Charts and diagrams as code
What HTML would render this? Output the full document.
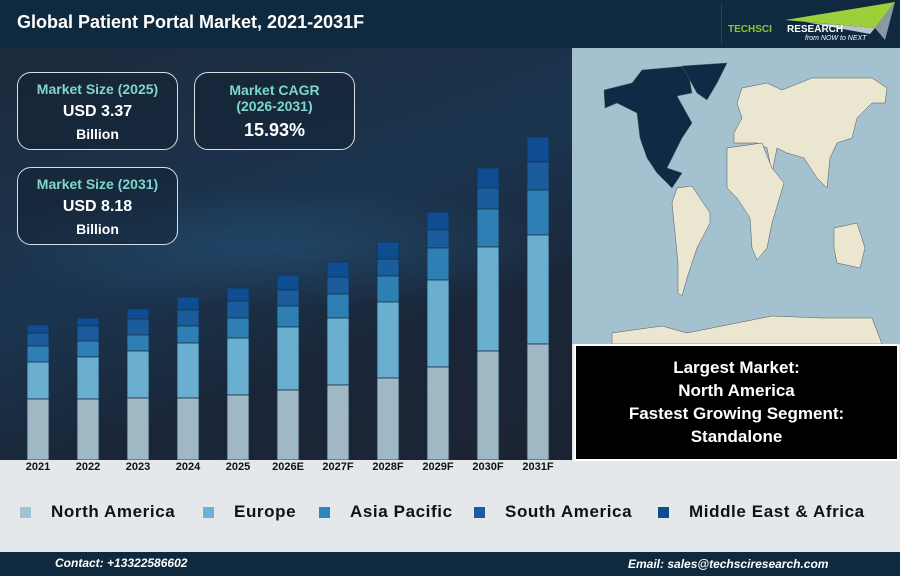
<!DOCTYPE html>
<html><head><meta charset="utf-8"><style>
*{margin:0;padding:0;box-sizing:border-box}
body{width:900px;height:576px;overflow:hidden;font-family:"Liberation Sans",sans-serif;background:#e4e8ea;position:relative}
.a{position:absolute}
.box{position:absolute;border:1.5px solid #d8dde2;border-radius:14px;text-align:center;color:#fff;font-weight:bold;background:rgba(15,25,40,0.35)}
.box .t{color:#7fd6cc;font-size:14px}
.leg{position:absolute;top:502px;font-size:17px;font-weight:bold;color:#111;letter-spacing:0.6px}
.sw{position:absolute;top:507px;width:11px;height:11px}
.yl{position:absolute;top:461px;font-size:11px;font-weight:bold;color:#111;width:50px;text-align:center}
</style></head><body>
<div class="a" style="left:0;top:0;width:900px;height:48px;background:#0f2a3f"></div>
<div class="a" style="left:17px;top:12px;font-size:18px;font-weight:bold;color:#fff">Global Patient Portal Market, 2021-2031F</div>
<div class="a" style="left:721px;top:4px;width:1px;height:40px;background:#2c4559"></div>
<svg class="a" style="left:725px;top:0" width="175" height="48"><polygon points="60,20 170,2 150,28" fill="#9ccf3a"/><polygon points="80,22 150,28 145,34" fill="#b8c4cc"/><polygon points="150,28 170,2 160,40" fill="#8a98a4"/>
<text x="3" y="32" font-family="Liberation Sans" font-weight="bold" font-size="10" fill="#8cc63f">TECHSCI</text><text x="62" y="32" font-family="Liberation Sans" font-weight="bold" font-size="10" fill="#fff">RESEARCH</text><text x="80" y="40" font-family="Liberation Sans" font-style="italic" font-size="7" fill="#fff">from NOW to NEXT</text></svg>
<div class="a" style="left:0;top:48px;width:572px;height:412px;background:radial-gradient(ellipse 300px 60px at 280px 200px,rgba(40,90,130,0.45),transparent),linear-gradient(160deg,#1d2a3c 0%,#1b3550 45%,#1a2638 70%,#1c2433 100%)"></div>
<div class="box" style="left:17px;top:72px;width:161px;height:78px"><div class="t" style="margin-top:8px">Market Size (2025)</div><div style="font-size:16px;margin-top:6px">USD 3.37</div><div style="font-size:14px;margin-top:5px">Billion</div></div>
<div class="box" style="left:194px;top:72px;width:161px;height:78px"><div class="t" style="margin-top:9px;line-height:16px">Market CAGR<br>(2026-2031)</div><div style="font-size:18px;margin-top:6px">15.93%</div></div>
<div class="box" style="left:17px;top:167px;width:161px;height:78px"><div class="t" style="margin-top:8px">Market Size (2031)</div><div style="font-size:16px;margin-top:6px">USD 8.18</div><div style="font-size:14px;margin-top:5px">Billion</div></div>
<svg class="a" style="left:0;top:0" width="572" height="460" id="bars"></svg>
<div class="a" style="left:572px;top:48px;width:328px;height:296px;background:#a3c1ce;overflow:hidden">
<svg width="328" height="296"><g stroke="#555" stroke-width="0.5">
<path d="M32,42 L60,35 L70,22 L115,18 L120,45 L105,48 L120,75 L110,90 L100,110 L95,120 L110,125 L100,140 L85,125 L75,110 L68,90 L65,65 L45,55 L33,60 Z" fill="#0f2a45"/>
<path d="M110,18 L155,15 L145,35 L135,52 L125,45 Z" fill="#0f2a45"/>
<path d="M105,140 L120,138 L138,165 L138,175 L125,200 L115,230 L110,248 L106,245 L106,215 L102,175 L100,155 Z" fill="#eae6cf"/>
<path d="M165,55 L170,40 L195,35 L210,42 L240,30 L300,30 L315,40 L313,55 L300,55 L285,70 L280,90 L265,95 L258,110 L255,140 L245,130 L232,110 L215,105 L205,100 L200,125 L195,100 L185,95 L162,95 L162,85 L170,70 Z" fill="#eae6cf"/>
<path d="M155,100 L190,95 L200,120 L212,135 L200,175 L195,200 L185,212 L180,200 L178,170 L165,150 L155,140 Z" fill="#eae6cf"/>
<path d="M262,180 L285,175 L293,200 L288,220 L265,215 L262,200 Z" fill="#eae6cf"/>
<path d="M40,296 L40,285 L90,278 L115,285 L150,278 L200,268 L250,270 L300,270 L310,296 Z" fill="#eae6cf"/>
</g></svg></div>
<div class="a" style="left:574px;top:344px;width:325px;height:117px;background:#000;border:2px solid #fff;color:#fff;font-weight:bold;font-size:17px;text-align:center;line-height:23px;padding-top:10px">Largest Market:<br>North America<br>Fastest Growing Segment:<br>Standalone</div>
<div class="sw" style="left:20px;background:#9fc3d3"></div><div class="leg" style="left:51px">North America</div>
<div class="sw" style="left:203px;background:#6ab3d6"></div><div class="leg" style="left:234px">Europe</div>
<div class="sw" style="left:319px;background:#2e86bd"></div><div class="leg" style="left:350px">Asia Pacific</div>
<div class="sw" style="left:474px;background:#1a5c9c"></div><div class="leg" style="left:505px">South America</div>
<div class="sw" style="left:658px;background:#0e4d92"></div><div class="leg" style="left:689px">Middle East &amp; Africa</div>
<div class="a" style="left:0;top:552px;width:900px;height:24px;background:#0f2a3f"></div>
<div class="a" style="left:55px;top:556px;font-size:12px;font-style:italic;font-weight:bold;color:#fff">Contact: +13322586602</div>
<div class="a" style="left:628px;top:557px;font-size:12px;font-style:italic;font-weight:bold;color:#fff">Email: sales@techsciresearch.com</div>
<div id="yl"></div>
<script>
var d=[[325,333,346,362,399],[318,326,341,357,399],[309,319,335,351,398],[297,310,326,343,398],[288,301,318,338,395],[275,290,306,327,390],[262,277,294,318,385],[242,259,276,302,378],[212,230,248,280,367],[168,188,209,247,351],[137,162,190,235,344]];
var c=["#0e4d92","#1a5c9c","#2e7fb4","#6aafd0","#9fb8c4"];
var lab=["2021","2022","2023","2024","2025","2026E","2027F","2028F","2029F","2030F","2031F"];
var s="",h="";
for(var i=0;i<11;i++){var x=27+i*50,r=d[i];for(var k=0;k<5;k++){var y0=r[k],y1=k<4?r[k+1]:460;s+='<rect x="'+x+'" y="'+y0+'" width="22" height="'+(y1-y0)+'" fill="'+c[k]+'" stroke="#17324a" stroke-width="0.8"/>';}
h+='<div class="yl" style="left:'+(x-14)+'px">'+lab[i]+'</div>';}
document.getElementById("bars").innerHTML=s;document.getElementById("yl").innerHTML=h;
</script>
</body></html>
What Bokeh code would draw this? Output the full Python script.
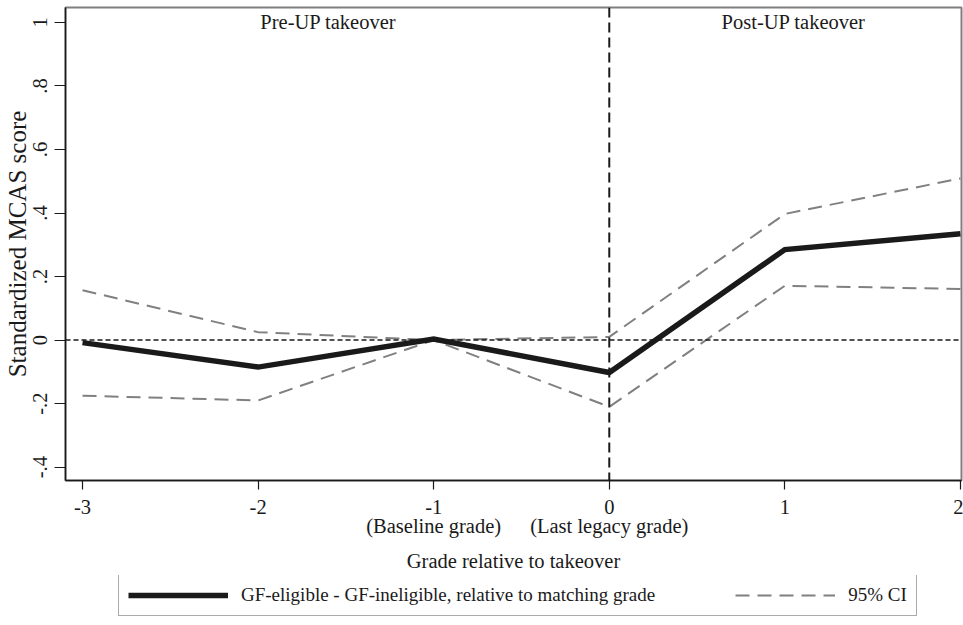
from bokeh.plotting import figure
from bokeh.layouts import column
from bokeh.models import Range1d, FixedTicker, Legend, LegendItem, Label, Span
from bokeh.embed import file_html
from bokeh.resources import INLINE

# ---- data ----
grades = [-3, -2, -1, 0, 1, 2]
estimate = [-0.008, -0.085, 0.003, -0.102, 0.285, 0.335]
ci_upper = [0.157, 0.025, 0.000, 0.010, 0.397, 0.509]
ci_lower = [-0.175, -0.190, 0.000, -0.210, 0.171, 0.161]

x_ticks = [-3, -2, -1, 0, 1, 2]
x_tick_labels = ["-3", "-2", "-1\n(Baseline grade)", "0\n(Last legacy grade)", "1", "2"]
y_ticks = [-0.4, -0.2, 0, 0.2, 0.4, 0.6, 0.8, 1]
y_tick_labels = ["-.4", "-.2", "0", ".2", ".4", ".6", ".8", "1"]

est_label = "GF-eligible - GF-ineligible, relative to matching grade"
ci_label = "95% CI"

FONT = "Liberation Serif"
FS = "20.5px"
EST_STYLE = dict(line_color="#1a1a1a", line_width=5.5, line_join="miter")
CI_STYLE = dict(line_color="#808080", line_width=2, line_dash="14 8")

p = figure(width=963, height=575, output_backend="svg", toolbar_location=None,
           x_range=Range1d(-3.097, 2.006), y_range=Range1d(-0.442, 1.047),
           min_border_left=65, min_border_right=2, min_border_top=7, min_border_bottom=92)
p.grid.visible = False
p.outline_line_color = "#7f7f7f"
p.outline_line_width = 2

for ax in (p.xaxis[0], p.yaxis[0]):
    ax.axis_line_color = "#1a1a1a"
    ax.axis_line_width = 1.5
    ax.major_tick_line_color = "#1a1a1a"
    ax.major_tick_line_width = 1.2
    ax.major_tick_in = 0
    ax.minor_tick_line_color = None
    ax.major_label_text_font = FONT
    ax.major_label_text_font_size = FS
    ax.major_label_text_color = "#1a1a1a"
    ax.axis_label_text_font = FONT
    ax.axis_label_text_font_style = "normal"
    ax.axis_label_text_color = "#1a1a1a"

p.xaxis.ticker = FixedTicker(ticks=x_ticks)
p.xaxis.major_label_overrides = {t: l for t, l in zip(x_ticks, x_tick_labels)}
p.xaxis.major_tick_out = 9
p.xaxis.major_label_standoff = 6
p.xaxis.major_label_text_line_height = 0.9
p.xaxis.axis_label = "Grade relative to takeover"
p.xaxis.axis_label_text_font_size = FS
p.xaxis.axis_label_standoff = 10

p.yaxis.ticker = FixedTicker(ticks=y_ticks)
p.yaxis.major_label_overrides = {t: l for t, l in zip(y_ticks, y_tick_labels)}
p.yaxis.major_label_orientation = "vertical"
p.yaxis.major_tick_out = 11
p.yaxis.major_label_standoff = 7
p.yaxis.axis_label = "Standardized MCAS score"
p.yaxis.axis_label_text_font_size = "25px"
p.yaxis.axis_label_standoff = 0

# reference lines
p.add_layout(Span(location=0, dimension="width", line_color="#1a1a1a",
                  line_width=1.5, line_dash="5 3"))
p.add_layout(Span(location=0, dimension="height", line_color="#1a1a1a",
                  line_width=2, line_dash="10 5"))

# series
p.line(grades, ci_upper, **CI_STYLE)
p.line(grades, ci_lower, **CI_STYLE)
p.line(grades, estimate, **EST_STYLE)

# region labels
p.add_layout(Label(x=-1.60, y=1.0, text="Pre-UP takeover", text_align="center",
                   text_baseline="middle", text_font=FONT, text_font_size=FS,
                   text_color="#1a1a1a"))
p.add_layout(Label(x=1.05, y=1.0, text="Post-UP takeover", text_align="center",
                   text_baseline="middle", text_font=FONT, text_font_size=FS,
                   text_color="#1a1a1a"))

# legend strip below the plot (keys only; no visible marks)
lg = figure(width=963, height=50, output_backend="svg", toolbar_location=None,
            x_range=Range1d(0, 1), y_range=Range1d(0, 1),
            min_border_left=0, min_border_right=0, min_border_top=0, min_border_bottom=0)
lg.axis.visible = False
lg.grid.visible = False
lg.outline_line_color = None
nan = float("nan")
r_e = lg.line([nan], [nan], **EST_STYLE)
r_c = lg.line([nan], [nan], **CI_STYLE)

legend = Legend(items=[LegendItem(label=est_label, renderers=[r_e]),
                       LegendItem(label=ci_label, renderers=[r_c])],
                orientation="horizontal", location=(53, 9))
legend.label_text_font = FONT
legend.label_text_font_size = "19px"
legend.label_text_color = "#1a1a1a"
legend.glyph_width = 100
legend.label_standoff = 13
legend.spacing = 80
legend.padding = 9
legend.margin = 0
legend.border_line_color = "#555555"
legend.border_line_width = 1.2
lg.add_layout(legend)

layout = column(p, lg, spacing=0)
open("out.html", "w").write(file_html(layout, INLINE))
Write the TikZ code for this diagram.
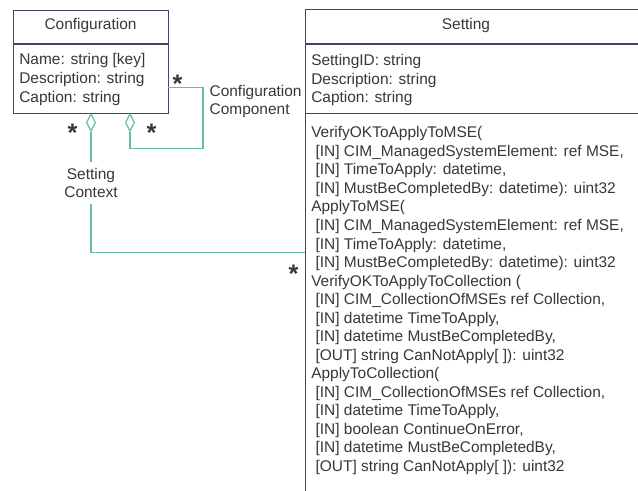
\documentclass[tikz,border=0pt]{standalone}
\usepackage{fontspec}
\setmainfont{Liberation Sans}
\usetikzlibrary{shapes.geometric}
\definecolor{txtc}{HTML}{383838}
\definecolor{boxc}{HTML}{4A4060}
\definecolor{assocc}{RGB}{100,190,160}
\begin{document}
\begin{tikzpicture}[x=0.75pt,y=-0.75pt,
  lbl/.style={font=\fontsize{11.6pt}{13.9pt}\selectfont, text=txtc, inner sep=0pt},
  classbox/.style={draw=boxc, line width=1pt, anchor=north west, inner sep=0pt, fill=white},
  boxline/.style={draw=boxc, line width=1pt},
  assoc/.style={draw=assocc, line width=0.8pt},
  dia/.style={diamond, draw=assocc, line width=0.8pt, fill=white, inner sep=0pt,
    minimum width=6.75pt, minimum height=12.75pt},
  mult/.style={font=\fontsize{19pt}{19pt}\selectfont\bfseries, text=txtc, inner sep=0pt, anchor=base},
  rolelbl/.style={lbl, fill=white, inner xsep=1pt}
]
\useasboundingbox (0,0) rectangle (638,491);
\fill[white] (0,0) rectangle (638,491);
\clip (0,0) rectangle (638,491);

% Configuration class
\node[classbox, minimum width=116.25pt, minimum height=77.25pt] (conf) at (13,10) {};
\draw[boxline] (conf.west |- 0,44) -- (conf.east |- 0,44);
\node[lbl, anchor=base] (conftitle) at (90.5,29.5) {Configuration};
\node[lbl, anchor=base west] (ca1) at (19,64.8) {Name: string [key]};
\node[lbl, anchor=base west] (ca2) at (19,83.5) {Description: string};
\node[lbl, anchor=base west] (ca3) at (19,102.1) {Caption: string};

% Setting class
\node[classbox, minimum width=300pt, minimum height=390pt] (setting) at (305,9) {};
\draw[boxline] (setting.west |- 0,44) -- (setting.east |- 0,44);
\draw[boxline] (setting.west |- 0,113.3) -- (setting.east |- 0,113.3);
\node[lbl, anchor=base] (settitle) at (466,29.8) {Setting};
\node[lbl, anchor=base west] (sa1) at (311,65.5) {SettingID: string};
\node[lbl, anchor=base west] (sa2) at (311,84.1) {Description: string};
\node[lbl, anchor=base west] (sa3) at (311,102.2) {Caption: string};
\foreach \t [count=\i] in {
  {VerifyOKToApplyToMSE(},
  {\ [IN] CIM\_ManagedSystemElement: ref MSE,},
  {\ [IN] TimeToApply: datetime,},
  {\ [IN] MustBeCompletedBy: datetime): uint32},
  {ApplyToMSE(},
  {\ [IN] CIM\_ManagedSystemElement: ref MSE,},
  {\ [IN] TimeToApply: datetime,},
  {\ [IN] MustBeCompletedBy: datetime): uint32},
  {VerifyOKToApplyToCollection (},
  {\ [IN] CIM\_CollectionOfMSEs ref Collection,},
  {\ [IN] datetime TimeToApply,},
  {\ [IN] datetime MustBeCompletedBy,},
  {\ [OUT] string CanNotApply[ ]): uint32},
  {ApplyToCollection(},
  {\ [IN] CIM\_CollectionOfMSEs ref Collection,},
  {\ [IN] datetime TimeToApply,},
  {\ [IN] boolean ContinueOnError,},
  {\ [IN] datetime MustBeCompletedBy,},
  {\ [OUT] string CanNotApply[ ]): uint32}}
  \node[lbl, anchor=base west] (op\i) at (311,{137.8+18.54*(\i-1)}) {\t};

% associations
\coordinate (sctxend) at (305,252.5);
\coordinate (ccstart) at (168,87.5);
\node[dia] (d1) at (91,122.5) {};
\node[dia] (d2) at (130,122.5) {};
\draw[assoc] (d1.south) |- (sctxend);
\draw[assoc] (ccstart) -| (203,148.3) -| (d2.south);
\node[dia] at (d1) {};
\node[dia] at (d2) {};

\node[rolelbl, align=center, minimum height=31.5pt] (sctx) at (91,183) {Setting\\Context};
\node[rolelbl, align=left, anchor=west] (ccomp) at (208,101.5) {Configuration\\Component};

% multiplicities
\node[mult] (m1) at (72.5,142) {*};
\node[mult] (m2) at (151.5,141.5) {*};
\node[mult] (m3) at (177.5,93) {*};
\node[mult] (m4) at (293.5,282) {*};
\end{tikzpicture}
\end{document}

_TASK TO CARRY OUT:_ Above this task is a listing with pictures in it. Retype only the lines from the one containing "What Bokeh code" through the one containing "p.outline_line_width = 2", both included, and not the pictures.

_SOLVED EXERCISE:_
What Bokeh code would draw this? Output the full Python script.
from bokeh.plotting import figure
from bokeh.layouts import column
from bokeh.models import Range1d, FixedTicker, Legend, LegendItem, Label, Span
from bokeh.embed import file_html
from bokeh.resources import INLINE

# ---- data ----
grades = [-3, -2, -1, 0, 1, 2]
estimate = [-0.008, -0.085, 0.003, -0.102, 0.285, 0.335]
ci_upper = [0.157, 0.025, 0.000, 0.010, 0.397, 0.509]
ci_lower = [-0.175, -0.190, 0.000, -0.210, 0.171, 0.161]

x_ticks = [-3, -2, -1, 0, 1, 2]
x_tick_labels = ["-3", "-2", "-1\n(Baseline grade)", "0\n(Last legacy grade)", "1", "2"]
y_ticks = [-0.4, -0.2, 0, 0.2, 0.4, 0.6, 0.8, 1]
y_tick_labels = ["-.4", "-.2", "0", ".2", ".4", ".6", ".8", "1"]

est_label = "GF-eligible - GF-ineligible, relative to matching grade"
ci_label = "95% CI"

FONT = "Liberation Serif"
FS = "20.5px"
EST_STYLE = dict(line_color="#1a1a1a", line_width=5.5, line_join="miter")
CI_STYLE = dict(line_color="#808080", line_width=2, line_dash="14 8")

p = figure(width=963, height=575, output_backend="svg", toolbar_location=None,
           x_range=Range1d(-3.097, 2.006), y_range=Range1d(-0.442, 1.047),
           min_border_left=65, min_border_right=2, min_border_top=7, min_border_bottom=92)
p.grid.visible = False
p.outline_line_color = "#7f7f7f"
p.outline_line_width = 2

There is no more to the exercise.